O post no Twitter de Andriy Yermak, principal conselheiro do gabinete presidencial em questões de mídia, traçando paralelos entre o Holocausto e a invasão russa da Ucrânia, encontrou reações mistas de usuários, como:

Também nos lembramos do genocídio de centenas de milhares de sírios poucos anos atrás

Outro usuário escreveu:

É muito ruim traçar paralelos entre o Holocausto e a guerra na Ucrânia.

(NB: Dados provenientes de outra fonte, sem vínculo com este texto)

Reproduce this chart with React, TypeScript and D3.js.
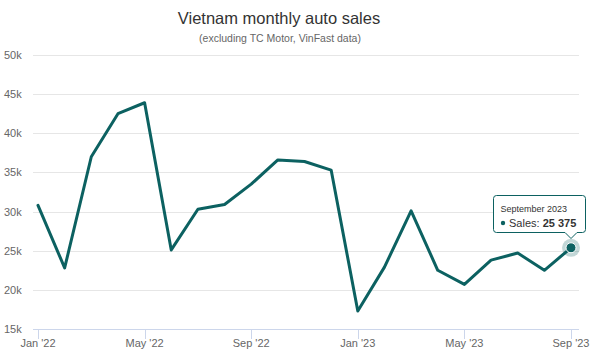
import React from "react";
import * as d3 from "d3";

const months = [
  "2022-01","2022-02","2022-03","2022-04","2022-05","2022-06","2022-07","2022-08","2022-09","2022-10","2022-11","2022-12",
  "2023-01","2023-02","2023-03","2023-04","2023-05","2023-06","2023-07","2023-08","2023-09",
];
const sales = [
  30800, 22800, 37000, 42500, 43900, 25100, 30300, 30900, 33500, 36600, 36400, 35300,
  17300, 22900, 30100, 22500, 20700, 23800, 24700, 22500, 25375,
];
const yTicks = [15000, 20000, 25000, 30000, 35000, 40000, 45000, 50000];
const xTickIdx = [0, 4, 8, 12, 16, 20];
const xTickLabels = ["Jan '22", "May '22", "Sep '22", "Jan '23", "May '23", "Sep '23"];

const W = 600, H = 357;
const COLOR = "#0c6161";
const FONT = "'Liberation Sans', Arial, Helvetica, sans-serif";

export default function App() {
  const x = d3.scaleLinear().domain([0, months.length - 1]).range([38, 571]);
  const y = d3.scaleLinear().domain([15000, 50000]).range([329, 55]);
  const line = d3.line<number>().x((_, i) => x(i)).y((d) => y(d));
  const last = sales.length - 1;
  const px = x(last), py = y(sales[last]);
  const fmt = (v: number) => d3.format(",")(v).replace(/,/g, " ");
  const bx = 493.5, by = 195.5, bw = 92, bh = 37;
  const tipX = px, tipY = by + bh + 6;
  const boxPath = `M${bx + 3},${by} H${bx + bw - 3} Q${bx + bw},${by} ${bx + bw},${by + 3} V${by + bh - 3} Q${bx + bw},${by + bh} ${bx + bw - 3},${by + bh} H${tipX + 6} L${tipX},${tipY} L${tipX - 6},${by + bh} H${bx + 3} Q${bx},${by + bh} ${bx},${by + bh - 3} V${by + 3} Q${bx},${by} ${bx + 3},${by} Z`;
  return (
    <svg width={W} height={H} style={{ display: "block", position: "absolute", left: 0, top: 0, fontFamily: FONT }}>
      <rect width={W} height={H} fill="#fff" />
      <text x={279} y={24} textAnchor="middle" fontSize={16.5} fill="#333">Vietnam monthly auto sales</text>
      <text x={280} y={42} textAnchor="middle" fontSize={10.5} fill="#666">(excluding TC Motor, VinFast data)</text>
      {yTicks.map((t) => (
        <g key={t}>
          {t !== 15000 && <line x1={33} x2={579} y1={Math.round(y(t)) + 0.5} y2={Math.round(y(t)) + 0.5} stroke="#e6e6e6" strokeWidth={1} />}
          <text x={4} y={y(t) + 4} fontSize={11} fill="#666">{`${t / 1000}k`}</text>
        </g>
      ))}
      <line x1={33} x2={579} y1={y(15000) + 0.5} y2={y(15000) + 0.5} stroke="#ccd6eb" strokeWidth={1} />
      {xTickIdx.map((i, k) => (
        <g key={i}>
          <line x1={Math.round(x(i)) + 0.5} x2={Math.round(x(i)) + 0.5} y1={y(15000)} y2={y(15000) + 10} stroke="#ccd6eb" />
          <text x={x(i)} y={347} textAnchor="middle" fontSize={11} fill="#666">{xTickLabels[k]}</text>
        </g>
      ))}
      <path d={line(sales) || ""} fill="none" stroke={COLOR} strokeWidth={3} strokeLinejoin="round" strokeLinecap="round" />
      <circle cx={px} cy={py} r={9} fill={COLOR} fillOpacity={0.25} />
      <circle cx={px} cy={py} r={5} fill={COLOR} stroke="#fff" strokeWidth={1} />
      <path d={boxPath} fill="#fff" fillOpacity={0.95} stroke={COLOR} strokeWidth={1} />
      <text x={500.5} y={212} fontSize={9} fill="#333">September 2023</text>
      <circle cx={503} cy={223} r={2.2} fill={COLOR} />
      <text x={509} y={227} fontSize={11} fill="#333">
        Sales: <tspan fontWeight="bold">{fmt(sales[last])}</tspan>
      </text>
    </svg>
  );
}
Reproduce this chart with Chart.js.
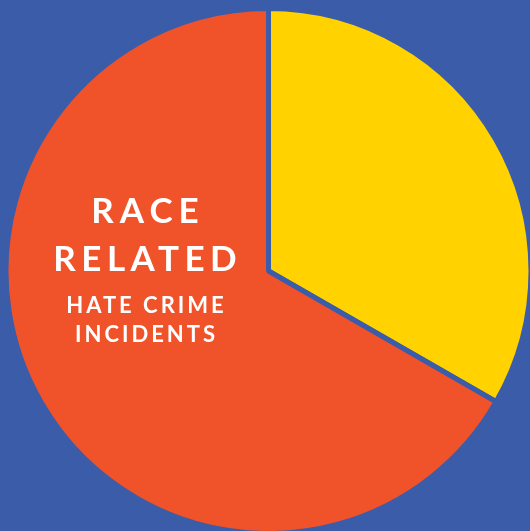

Houve tentativas [33] de rever e reavaliar figuras e formações históricas como Stepan Bandera [34] e a Organização dos Nacionalistas Ucranianos [34]. Mas a invasão russa em grande escala da Ucrânia os tornou mais uma vez irrelevantes para muitos e tóxicos para alguns, já que a sociedade ucraniana enfrenta ataques [35] de desinformação incessantes da Rússia, mas também uma necessidade urgente de patriotismo e inspiração da história nacional.

O fato é que, hoje, a Ucrânia está entre os países menos antissemitas [36] da Europa.